Bulgarians pay their last respects to the late Orthodox patriarch

Thousands of Orthodox Christians from across Bulgaria have flocked to Sofia’s Alexander Nevski Cathedral to pay their respects to their late spiritual leader, Patriarch Neophyte, who passed away on Wednesday

Via AP news wire
Friday 15 March 2024 14:05 GMT

Thousands of Orthodox Christians from across Bulgaria flocked to Sofia’s main Alexander Nevski Cathedral on Friday to pay their respects to their late spiritual leader, Patriarch Neophyte, who died Wednesday at the age of 78.

Neophyte, who became patriarch in 2013, was the first head of the Bulgarian church to be chosen after the fall of Communism in 1989. He died in a hospital in Sofia after a long illness.

The government declared a two-day period of national mourning to honor Patriarch Neophyte’s memory.

Black-clad priests held a memorial service Friday as lines of worshippers passed by the open casket where Neophyte lay in state, dressed in a white robe and wearing a golden crown.

The coffin holding the patriarch’s body will be taken on Saturday in a funeral procession to St. Nedelya's Church, where he will be buried.

Ecumenical Patriarch Bartholomew, the spiritual leader of the world’s Orthodox Christians, is expected to arrive for the funeral, as well as delegations from other Eastern Orthodox churches.

Orthodox Christianity is Bulgaria’s dominant religion, followed by some 85% of its 6.7 million people.

Bartholomew is considered first among equals among Eastern Orthodox patriarchs, which gives him prominence but not the power of a Catholic pope. Large portions of the Eastern Orthodox world are self-governing under their own patriarchs.

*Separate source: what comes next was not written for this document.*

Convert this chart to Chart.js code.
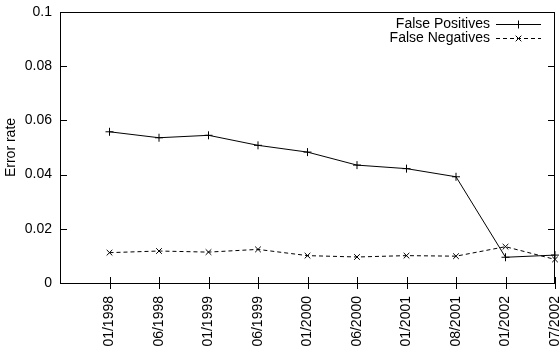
<!DOCTYPE html>
<html>
<head>
<meta charset="utf-8">
<script src="https://cdn.jsdelivr.net/npm/chart.js@4/dist/chart.umd.min.js"></script>
<style>
  html, body { margin: 0; padding: 0; background: #fff; }
  #wrap { width: 560px; height: 351px; }
</style>
</head>
<body>
<div id="wrap"><canvas id="chart" width="560" height="351"></canvas></div>
<script>
const periods = ['01/1998', '06/1998', '01/1999', '06/1999', '01/2000', '06/2000', '01/2001', '08/2001', '01/2002', '07/2002'];
const falsePositives = [0.0558, 0.0536, 0.0545, 0.0508, 0.0483, 0.0435, 0.0422, 0.0392, 0.0095, 0.0103];
const falseNegatives = [0.0112, 0.0118, 0.0114, 0.0124, 0.0101, 0.0096, 0.0101, 0.0099, 0.0134, 0.0087];
const yTicks = [0, 0.02, 0.04, 0.06, 0.08, 0.1];

const FONT = 'Liberation Sans, Arial, sans-serif';

// gnuplot style frame, inward ticks and the legend box in the upper right
const gnuplotFrame = {
    id: 'gnuplotFrame',
    afterDatasetsDraw(chart) {
        const ctx = chart.ctx;
        const a = chart.chartArea;
        const x = chart.scales.x, y = chart.scales.y;
        ctx.save();
        ctx.strokeStyle = '#000';
        ctx.lineWidth = 1;
        ctx.setLineDash([]);
        ctx.strokeRect(a.left + 0.5, a.top + 0.5, a.right - a.left - 1, a.bottom - a.top);
        ctx.beginPath();
        yTicks.forEach(v => {
            const py = Math.round(y.getPixelForValue(v)) + 0.5;
            ctx.moveTo(a.left, py); ctx.lineTo(a.left + 7, py);
            ctx.moveTo(a.right - 7, py); ctx.lineTo(a.right, py);
        });
        periods.forEach((p, i) => {
            const px = Math.round(x.getPixelForValue(i)) + 0.5;
            ctx.moveTo(px, a.bottom - 6); ctx.lineTo(px, a.bottom + 6);
        });
        ctx.stroke();

        // legend
        ctx.font = '14px ' + FONT;
        ctx.fillStyle = '#000';
        ctx.textAlign = 'right';
        ctx.textBaseline = 'middle';
        chart.data.datasets.forEach((ds, i) => {
            const ly = 24 + i * 14;
            ctx.fillText(ds.label, 490, ly);
            ctx.beginPath();
            ctx.setLineDash(ds.borderDash || []);
            ctx.moveTo(496, ly + 0.5); ctx.lineTo(541, ly + 0.5);
            ctx.stroke();
            ctx.setLineDash([]);
            Chart.helpers.drawPoint(ctx, {
                pointStyle: ds.pointStyle, radius: ds.pointRadius,
                borderWidth: 1, rotation: 0
            }, 518.5, ly + 0.5);
        });
        ctx.restore();
    }
};

new Chart(document.getElementById('chart').getContext('2d'), {
    type: 'line',
    data: {
        datasets: [{
            label: 'False Positives',
            data: falsePositives.map((v, i) => ({ x: i, y: v })),
            borderColor: '#000',
            backgroundColor: '#000',
            borderWidth: 1,
            pointStyle: 'cross',
            pointRadius: 4,
            pointBorderWidth: 1,
            tension: 0,
            clip: false
        }, {
            label: 'False Negatives',
            data: falseNegatives.map((v, i) => ({ x: i, y: v })),
            borderColor: '#000',
            backgroundColor: '#000',
            borderWidth: 1,
            borderDash: [4, 3],
            pointStyle: 'crossRot',
            pointRadius: 4,
            pointBorderWidth: 1,
            tension: 0,
            clip: false
        }]
    },
    options: {
        responsive: false,
        animation: false,
        layout: { padding: { top: 12, right: 2, left: 0, bottom: 0 } },
        plugins: { legend: { display: false }, tooltip: { enabled: false } },
        scales: {
            x: {
                type: 'linear',
                min: -1,
                max: 9,
                grid: { display: false, drawTicks: false },
                border: { display: false },
                afterBuildTicks: axis => { axis.ticks = periods.map((p, i) => ({ value: i })); },
                afterFit: axis => {
                    axis.height = 68;
                    axis.paddingLeft = 0;
                    axis.paddingRight = 0;
                },
                ticks: {
                    autoSkip: false,
                    minRotation: 90,
                    maxRotation: 90,
                    padding: 13,
                    color: '#000',
                    font: { family: FONT, size: 14 },
                    callback: v => periods[v]
                }
            },
            y: {
                min: 0,
                max: 0.1,
                grid: { display: false, drawTicks: false },
                border: { display: false },
                afterBuildTicks: axis => { axis.ticks = yTicks.map(v => ({ value: v })); },
                afterFit: axis => {
                    axis.width = 60;
                    axis.paddingTop = 0;
                    axis.paddingBottom = 0;
                },
                title: {
                    display: true,
                    text: 'Error rate',
                    color: '#000',
                    font: { family: FONT, size: 14 },
                    padding: { top: 3, bottom: 0 }
                },
                ticks: {
                    padding: 8,
                    color: '#000',
                    font: { family: FONT, size: 14 },
                    callback: v => String(+v.toFixed(2))
                }
            }
        }
    },
    plugins: [gnuplotFrame]
});
</script>
</body>
</html>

Neophyte succeeded Patriarch Maxim, who was at the helm of the church during the turbulent transition period from Communism to democracy.

Neophyte was widely acclaimed for his diplomatic skills in resolving internal conflicts among the senior clergy, as well as maintaining good relations with other churches and denominations. With the charisma of a modest and well-tempered leader, Neophyte won respect among the faithful.

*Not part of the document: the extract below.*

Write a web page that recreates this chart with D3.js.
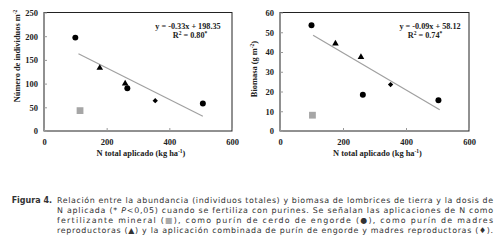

He publicly welcomed Pope Francis during the pontiff’s visit to Sofia in 2019, a major gesture of reconciliation between the Orthodox and Roman Catholic churches but which was seen by other senior figures in the Bulgarian Church as “an attack on Orthodoxy.”

In a statement, the Bulgarian Catholic church praised Neophyte’s “sincere brotherly Christian love” for the Bulgarian Catholic community.

“The Muslim faith will remember him for his empathy and respect for the religious communities in the country,” said Mustafa Hadzhi, spiritual leader of the Muslim community in Bulgaria.

Relations with the larger Russian Orthodox Church deteriorated after Moscow’s invasion of Ukraine. Last year, a high-ranking Russian Orthodox priest in Bulgaria was expelled from the country on accusations of espionage, while earlier this year, Neophyte strongly condemned the role of the Russian church in the war in Ukraine.

“Our Lord, God, and the Holy Church bless only that army which does not demonstrate aggression and whose sole purpose is to protect and defend its people and country within internationally recognized territorial borders,” Neophyte said, referring to Moscow Patriarch Kirill’s blessings of Russian soldiers going to fight in Ukraine.